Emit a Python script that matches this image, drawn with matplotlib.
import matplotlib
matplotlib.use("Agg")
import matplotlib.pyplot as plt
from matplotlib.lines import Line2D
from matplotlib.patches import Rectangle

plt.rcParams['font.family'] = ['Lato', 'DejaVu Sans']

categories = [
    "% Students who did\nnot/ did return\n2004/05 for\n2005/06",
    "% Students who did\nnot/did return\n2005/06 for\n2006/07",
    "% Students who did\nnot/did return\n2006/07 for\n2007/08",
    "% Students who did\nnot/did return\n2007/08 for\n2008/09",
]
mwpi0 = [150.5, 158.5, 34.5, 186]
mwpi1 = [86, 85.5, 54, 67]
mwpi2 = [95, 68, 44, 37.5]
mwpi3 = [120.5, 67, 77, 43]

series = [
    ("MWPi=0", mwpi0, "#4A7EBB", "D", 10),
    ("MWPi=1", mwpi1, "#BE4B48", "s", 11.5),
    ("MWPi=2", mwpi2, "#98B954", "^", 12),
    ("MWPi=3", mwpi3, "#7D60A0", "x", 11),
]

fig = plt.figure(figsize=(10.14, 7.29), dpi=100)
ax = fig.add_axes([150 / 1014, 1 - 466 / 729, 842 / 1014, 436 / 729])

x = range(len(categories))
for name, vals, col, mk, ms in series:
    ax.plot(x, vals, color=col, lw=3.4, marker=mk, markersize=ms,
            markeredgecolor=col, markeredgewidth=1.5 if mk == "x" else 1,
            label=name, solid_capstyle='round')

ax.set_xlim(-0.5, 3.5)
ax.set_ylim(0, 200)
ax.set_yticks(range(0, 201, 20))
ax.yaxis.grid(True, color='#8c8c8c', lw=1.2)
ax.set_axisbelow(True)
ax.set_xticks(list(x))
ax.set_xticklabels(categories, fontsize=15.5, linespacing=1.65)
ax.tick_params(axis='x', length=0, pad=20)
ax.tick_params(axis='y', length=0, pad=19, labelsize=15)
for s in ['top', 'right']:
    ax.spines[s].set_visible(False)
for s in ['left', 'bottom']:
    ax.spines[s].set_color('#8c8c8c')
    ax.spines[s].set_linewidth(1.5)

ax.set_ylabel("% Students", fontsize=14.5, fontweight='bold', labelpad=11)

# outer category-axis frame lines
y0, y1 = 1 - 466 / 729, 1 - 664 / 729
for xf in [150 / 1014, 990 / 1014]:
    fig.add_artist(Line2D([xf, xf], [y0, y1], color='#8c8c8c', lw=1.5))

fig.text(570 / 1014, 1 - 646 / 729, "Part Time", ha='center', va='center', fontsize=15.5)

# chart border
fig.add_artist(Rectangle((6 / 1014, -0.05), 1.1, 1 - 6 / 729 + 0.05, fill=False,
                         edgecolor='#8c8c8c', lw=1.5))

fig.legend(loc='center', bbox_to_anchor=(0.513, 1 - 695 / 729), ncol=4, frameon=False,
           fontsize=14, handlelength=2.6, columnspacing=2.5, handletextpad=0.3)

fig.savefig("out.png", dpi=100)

...

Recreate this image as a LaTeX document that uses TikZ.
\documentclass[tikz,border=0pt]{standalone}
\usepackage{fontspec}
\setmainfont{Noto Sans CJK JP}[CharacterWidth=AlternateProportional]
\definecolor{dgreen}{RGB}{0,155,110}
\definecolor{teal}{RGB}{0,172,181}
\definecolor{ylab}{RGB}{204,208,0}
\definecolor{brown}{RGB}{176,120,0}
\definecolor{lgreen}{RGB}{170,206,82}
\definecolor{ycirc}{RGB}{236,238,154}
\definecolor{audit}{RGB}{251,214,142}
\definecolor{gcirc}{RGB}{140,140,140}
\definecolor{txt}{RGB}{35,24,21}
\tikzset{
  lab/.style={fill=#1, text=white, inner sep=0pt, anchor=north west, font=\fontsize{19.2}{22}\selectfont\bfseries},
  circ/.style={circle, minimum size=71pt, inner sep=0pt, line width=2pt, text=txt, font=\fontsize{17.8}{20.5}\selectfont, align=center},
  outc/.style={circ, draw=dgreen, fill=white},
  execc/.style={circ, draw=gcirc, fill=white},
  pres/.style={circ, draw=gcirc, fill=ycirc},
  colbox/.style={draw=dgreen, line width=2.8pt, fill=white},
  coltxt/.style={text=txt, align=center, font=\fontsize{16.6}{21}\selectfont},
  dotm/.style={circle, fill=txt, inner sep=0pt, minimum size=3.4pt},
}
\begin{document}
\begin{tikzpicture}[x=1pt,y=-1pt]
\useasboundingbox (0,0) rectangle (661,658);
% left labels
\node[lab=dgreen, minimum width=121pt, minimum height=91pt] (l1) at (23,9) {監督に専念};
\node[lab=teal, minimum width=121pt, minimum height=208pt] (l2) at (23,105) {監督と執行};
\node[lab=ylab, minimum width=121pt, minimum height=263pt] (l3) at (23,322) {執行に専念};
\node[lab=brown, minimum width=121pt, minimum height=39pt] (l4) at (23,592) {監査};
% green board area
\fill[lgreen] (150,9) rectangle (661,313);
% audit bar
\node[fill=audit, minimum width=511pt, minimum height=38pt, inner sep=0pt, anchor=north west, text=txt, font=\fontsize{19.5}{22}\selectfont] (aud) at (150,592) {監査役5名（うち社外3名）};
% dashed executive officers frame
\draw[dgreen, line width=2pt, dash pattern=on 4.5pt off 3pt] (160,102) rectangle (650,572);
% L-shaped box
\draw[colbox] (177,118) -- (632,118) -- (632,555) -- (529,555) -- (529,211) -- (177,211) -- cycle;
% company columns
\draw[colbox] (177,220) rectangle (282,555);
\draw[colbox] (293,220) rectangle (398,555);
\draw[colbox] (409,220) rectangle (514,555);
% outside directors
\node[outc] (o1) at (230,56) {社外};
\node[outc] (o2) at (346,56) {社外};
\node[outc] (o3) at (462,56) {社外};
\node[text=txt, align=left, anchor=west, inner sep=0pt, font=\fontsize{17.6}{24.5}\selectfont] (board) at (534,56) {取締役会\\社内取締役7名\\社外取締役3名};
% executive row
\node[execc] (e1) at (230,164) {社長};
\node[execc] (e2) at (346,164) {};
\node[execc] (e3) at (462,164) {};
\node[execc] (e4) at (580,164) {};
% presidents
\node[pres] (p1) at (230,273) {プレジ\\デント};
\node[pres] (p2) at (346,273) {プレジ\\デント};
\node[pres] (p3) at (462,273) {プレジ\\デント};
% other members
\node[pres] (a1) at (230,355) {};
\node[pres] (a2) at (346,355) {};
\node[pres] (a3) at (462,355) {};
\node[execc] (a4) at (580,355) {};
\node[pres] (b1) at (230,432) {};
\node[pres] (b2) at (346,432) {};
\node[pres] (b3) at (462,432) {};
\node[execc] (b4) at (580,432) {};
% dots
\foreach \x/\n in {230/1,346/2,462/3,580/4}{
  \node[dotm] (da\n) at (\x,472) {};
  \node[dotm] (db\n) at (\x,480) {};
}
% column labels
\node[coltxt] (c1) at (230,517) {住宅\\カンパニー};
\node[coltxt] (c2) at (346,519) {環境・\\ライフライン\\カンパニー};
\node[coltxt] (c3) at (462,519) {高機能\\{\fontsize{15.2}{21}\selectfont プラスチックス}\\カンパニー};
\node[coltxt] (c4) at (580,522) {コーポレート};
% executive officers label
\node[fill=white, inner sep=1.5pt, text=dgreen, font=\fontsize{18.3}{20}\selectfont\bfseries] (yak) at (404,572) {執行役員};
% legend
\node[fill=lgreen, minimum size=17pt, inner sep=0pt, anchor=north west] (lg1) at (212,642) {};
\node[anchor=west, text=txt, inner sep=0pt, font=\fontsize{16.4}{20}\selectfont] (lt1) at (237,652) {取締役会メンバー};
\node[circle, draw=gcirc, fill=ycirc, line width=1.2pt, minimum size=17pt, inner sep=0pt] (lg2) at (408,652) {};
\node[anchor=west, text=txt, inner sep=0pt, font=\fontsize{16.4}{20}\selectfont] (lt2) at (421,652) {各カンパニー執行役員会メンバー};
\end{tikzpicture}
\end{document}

==

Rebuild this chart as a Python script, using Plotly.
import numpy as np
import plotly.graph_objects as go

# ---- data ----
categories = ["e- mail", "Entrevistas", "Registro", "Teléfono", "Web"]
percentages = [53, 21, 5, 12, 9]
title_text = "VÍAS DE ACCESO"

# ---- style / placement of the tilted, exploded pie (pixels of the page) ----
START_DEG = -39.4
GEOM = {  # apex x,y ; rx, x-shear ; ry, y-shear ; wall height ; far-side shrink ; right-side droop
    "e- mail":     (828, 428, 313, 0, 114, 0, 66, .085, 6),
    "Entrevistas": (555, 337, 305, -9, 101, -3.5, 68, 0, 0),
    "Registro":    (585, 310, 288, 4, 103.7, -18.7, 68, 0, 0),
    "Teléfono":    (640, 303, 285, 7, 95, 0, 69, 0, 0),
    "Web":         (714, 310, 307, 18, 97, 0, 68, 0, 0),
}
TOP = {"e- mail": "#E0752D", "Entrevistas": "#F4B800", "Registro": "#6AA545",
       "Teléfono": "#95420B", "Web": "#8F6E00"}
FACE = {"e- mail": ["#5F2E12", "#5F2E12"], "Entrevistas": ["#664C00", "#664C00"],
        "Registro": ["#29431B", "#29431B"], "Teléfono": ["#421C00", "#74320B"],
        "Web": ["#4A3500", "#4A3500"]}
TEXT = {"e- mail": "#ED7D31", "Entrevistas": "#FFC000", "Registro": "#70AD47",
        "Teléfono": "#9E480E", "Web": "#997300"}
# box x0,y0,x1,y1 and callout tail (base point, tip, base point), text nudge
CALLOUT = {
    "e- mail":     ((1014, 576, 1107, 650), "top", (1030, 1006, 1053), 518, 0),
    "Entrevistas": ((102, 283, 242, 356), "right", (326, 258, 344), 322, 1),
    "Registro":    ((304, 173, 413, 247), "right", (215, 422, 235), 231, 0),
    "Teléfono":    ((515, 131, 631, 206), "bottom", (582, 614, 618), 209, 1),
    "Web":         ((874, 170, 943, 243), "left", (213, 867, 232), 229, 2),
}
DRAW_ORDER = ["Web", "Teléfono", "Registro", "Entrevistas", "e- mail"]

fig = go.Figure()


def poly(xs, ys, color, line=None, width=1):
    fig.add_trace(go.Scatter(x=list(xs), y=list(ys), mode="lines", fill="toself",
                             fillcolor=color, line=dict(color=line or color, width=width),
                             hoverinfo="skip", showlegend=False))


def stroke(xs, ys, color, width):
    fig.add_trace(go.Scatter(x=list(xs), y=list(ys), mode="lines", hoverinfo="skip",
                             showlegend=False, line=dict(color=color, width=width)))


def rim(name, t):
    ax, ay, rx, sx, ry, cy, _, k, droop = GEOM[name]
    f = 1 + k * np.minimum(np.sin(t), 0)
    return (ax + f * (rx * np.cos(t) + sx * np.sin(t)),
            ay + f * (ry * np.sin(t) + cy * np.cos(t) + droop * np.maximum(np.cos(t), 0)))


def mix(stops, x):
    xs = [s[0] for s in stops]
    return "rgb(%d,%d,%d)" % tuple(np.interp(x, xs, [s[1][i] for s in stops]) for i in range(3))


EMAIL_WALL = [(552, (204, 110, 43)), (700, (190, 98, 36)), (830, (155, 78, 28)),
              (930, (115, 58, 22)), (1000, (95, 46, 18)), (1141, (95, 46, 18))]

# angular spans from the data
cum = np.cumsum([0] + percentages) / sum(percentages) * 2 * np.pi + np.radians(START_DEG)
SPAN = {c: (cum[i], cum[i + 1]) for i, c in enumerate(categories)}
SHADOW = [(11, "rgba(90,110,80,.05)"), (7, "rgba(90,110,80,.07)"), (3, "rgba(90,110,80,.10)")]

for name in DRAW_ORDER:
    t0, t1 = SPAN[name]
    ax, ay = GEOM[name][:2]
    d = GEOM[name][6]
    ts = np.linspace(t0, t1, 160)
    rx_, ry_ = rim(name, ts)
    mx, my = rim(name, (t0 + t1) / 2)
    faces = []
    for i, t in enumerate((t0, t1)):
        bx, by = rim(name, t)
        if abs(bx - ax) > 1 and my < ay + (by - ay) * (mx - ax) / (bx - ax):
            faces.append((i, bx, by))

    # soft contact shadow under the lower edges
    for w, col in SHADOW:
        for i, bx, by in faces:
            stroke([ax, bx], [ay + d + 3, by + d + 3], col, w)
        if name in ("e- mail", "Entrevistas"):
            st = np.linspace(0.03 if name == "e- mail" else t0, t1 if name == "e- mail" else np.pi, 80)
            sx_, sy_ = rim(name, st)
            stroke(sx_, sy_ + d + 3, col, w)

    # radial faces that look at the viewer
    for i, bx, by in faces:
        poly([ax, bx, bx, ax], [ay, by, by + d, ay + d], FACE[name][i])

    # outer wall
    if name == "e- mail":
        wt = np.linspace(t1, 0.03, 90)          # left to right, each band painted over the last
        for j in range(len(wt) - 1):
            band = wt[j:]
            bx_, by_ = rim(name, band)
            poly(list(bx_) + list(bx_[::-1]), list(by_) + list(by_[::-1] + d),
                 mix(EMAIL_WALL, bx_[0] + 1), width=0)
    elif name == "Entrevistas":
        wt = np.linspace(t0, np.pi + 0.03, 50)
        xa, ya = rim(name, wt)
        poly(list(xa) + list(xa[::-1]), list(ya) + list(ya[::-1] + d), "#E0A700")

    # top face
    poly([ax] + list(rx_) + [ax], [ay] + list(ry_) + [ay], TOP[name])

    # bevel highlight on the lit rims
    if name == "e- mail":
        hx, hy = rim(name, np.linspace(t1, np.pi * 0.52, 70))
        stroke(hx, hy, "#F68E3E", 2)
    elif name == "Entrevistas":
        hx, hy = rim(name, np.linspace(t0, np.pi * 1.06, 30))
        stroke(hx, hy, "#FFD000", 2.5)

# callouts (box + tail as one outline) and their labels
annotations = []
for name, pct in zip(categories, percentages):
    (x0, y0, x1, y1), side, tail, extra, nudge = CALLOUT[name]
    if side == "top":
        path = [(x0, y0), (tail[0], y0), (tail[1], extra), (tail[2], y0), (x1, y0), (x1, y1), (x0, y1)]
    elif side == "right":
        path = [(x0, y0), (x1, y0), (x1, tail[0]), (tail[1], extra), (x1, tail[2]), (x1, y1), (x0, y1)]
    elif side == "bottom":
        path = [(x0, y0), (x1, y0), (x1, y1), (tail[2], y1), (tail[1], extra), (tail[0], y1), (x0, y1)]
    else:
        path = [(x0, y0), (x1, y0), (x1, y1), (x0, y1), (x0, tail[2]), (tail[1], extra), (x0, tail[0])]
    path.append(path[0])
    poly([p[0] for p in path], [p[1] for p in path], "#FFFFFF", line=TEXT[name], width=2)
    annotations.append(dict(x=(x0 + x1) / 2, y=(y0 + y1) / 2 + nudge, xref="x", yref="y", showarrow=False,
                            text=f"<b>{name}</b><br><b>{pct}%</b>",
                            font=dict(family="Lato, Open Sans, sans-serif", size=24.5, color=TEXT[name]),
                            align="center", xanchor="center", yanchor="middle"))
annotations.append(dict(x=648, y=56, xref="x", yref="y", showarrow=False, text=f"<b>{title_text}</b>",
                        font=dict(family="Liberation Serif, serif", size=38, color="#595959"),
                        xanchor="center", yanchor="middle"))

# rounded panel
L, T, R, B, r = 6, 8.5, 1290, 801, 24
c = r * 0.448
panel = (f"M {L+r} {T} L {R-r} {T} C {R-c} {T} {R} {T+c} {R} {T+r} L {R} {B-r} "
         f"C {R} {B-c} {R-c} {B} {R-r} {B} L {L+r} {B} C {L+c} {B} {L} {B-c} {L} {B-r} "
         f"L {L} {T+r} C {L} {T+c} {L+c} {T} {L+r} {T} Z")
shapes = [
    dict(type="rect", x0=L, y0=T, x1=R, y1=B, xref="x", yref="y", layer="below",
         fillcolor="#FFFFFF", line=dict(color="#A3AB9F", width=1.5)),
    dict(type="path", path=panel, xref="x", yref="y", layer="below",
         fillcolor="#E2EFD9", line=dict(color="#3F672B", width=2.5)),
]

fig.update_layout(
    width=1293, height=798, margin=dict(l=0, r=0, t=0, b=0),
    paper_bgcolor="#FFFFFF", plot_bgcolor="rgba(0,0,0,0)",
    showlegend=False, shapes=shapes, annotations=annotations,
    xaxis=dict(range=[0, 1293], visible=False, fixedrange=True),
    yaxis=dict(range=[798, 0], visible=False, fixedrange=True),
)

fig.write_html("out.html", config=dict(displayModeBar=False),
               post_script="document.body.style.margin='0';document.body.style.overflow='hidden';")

Written problem:
Single out each line of the records above with the string "this" in it, and copy it.

Task answer:
Emit a Python script that matches this image, drawn with matplotlib.
Recreate this image as a LaTeX document that uses TikZ.
Rebuild this chart as a Python script, using Plotly.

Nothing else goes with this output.